Table 5 The obtained binding energy by AutoDock
Figure 4
figure 4

The best orientation of 6 h ligand.

R1 is sited in hydrophobic pocket. Methylene group can help the ligand to be fitted in lipophilic pocket, so two Methylene groups are better than one. Phenyl group can create a π- π interaction with Phe86. Therefore, phenethyl (C6H5CH2CH2) is better than benzyl (C6H5CH2).
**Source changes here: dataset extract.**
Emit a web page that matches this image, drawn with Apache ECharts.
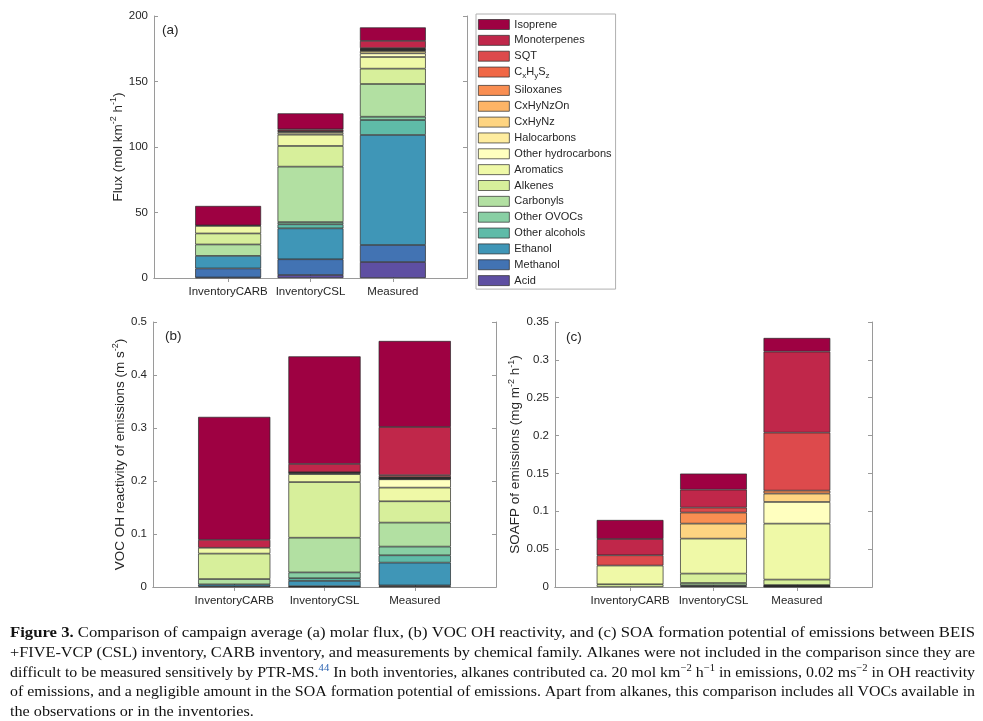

To design L-tyrosine based inhibitors and prediction of their activity against MMP-2 based on AutoDock 4.2 and QSAR studies, addition to a higher value of molecular size, degree of branching, flexibility, shape and three-dimensional coordination of the different atoms in a molecule, hydrophobicity and hydrophilicity of R1, R2 and R3 are highly important. When R1 is more hydrophobic, and R2, is more hydrophilic, there is a stronger inhibition against MMP-2.

Conclusion

In this study, quantitative relationships between molecular structure and inhibitory effect of L-tyrosine scaffold based MMP-2 inhibitors were investigated by MLR and GA-PLS. In MLR, A combined data splitting-feature selection method (CDFS) was offered to develop a quantitative structure–activity relationship model. It was found that topological parameter (IC1) has a main effect on the inhibitory activity of the compounds, among the different QSAR models. By this simple procedure, a multilinear 5-parametric model was created out of 22 descriptors. This method yielded acceptable results for the prediction set which was measured by cross-validation and Y-randomization. The findings indicate that the linear model produced by CDFS methodology could reproduce more than 92% of variances in the inhibitory activity. In addition to MLR, genetic algorithms, which demonstrated much better outcomes in comparison with stepwise regression, were used. By GA-PLS, the model with higher cross-validation statistics was created and the results indicated that IC1, Mor24m, Mor15e and Mor32e are main descriptors. It can be concluded from the two methods that higher values of molecular size, degree of branching, flexibility, shape and three-dimensional coordination of the different atoms in a molecule are particularly important

The docking study revealed that two hydrogen bonds between all of the inhibitors and the active site of MMP-2 (Leu82 and Ala83) are formed, as well as a π-π interaction between phenyl group and Phe86.

The information above could be used to design new inhibitors, and to show higher inhibitory activities and chemical synthesis of new inhibitors.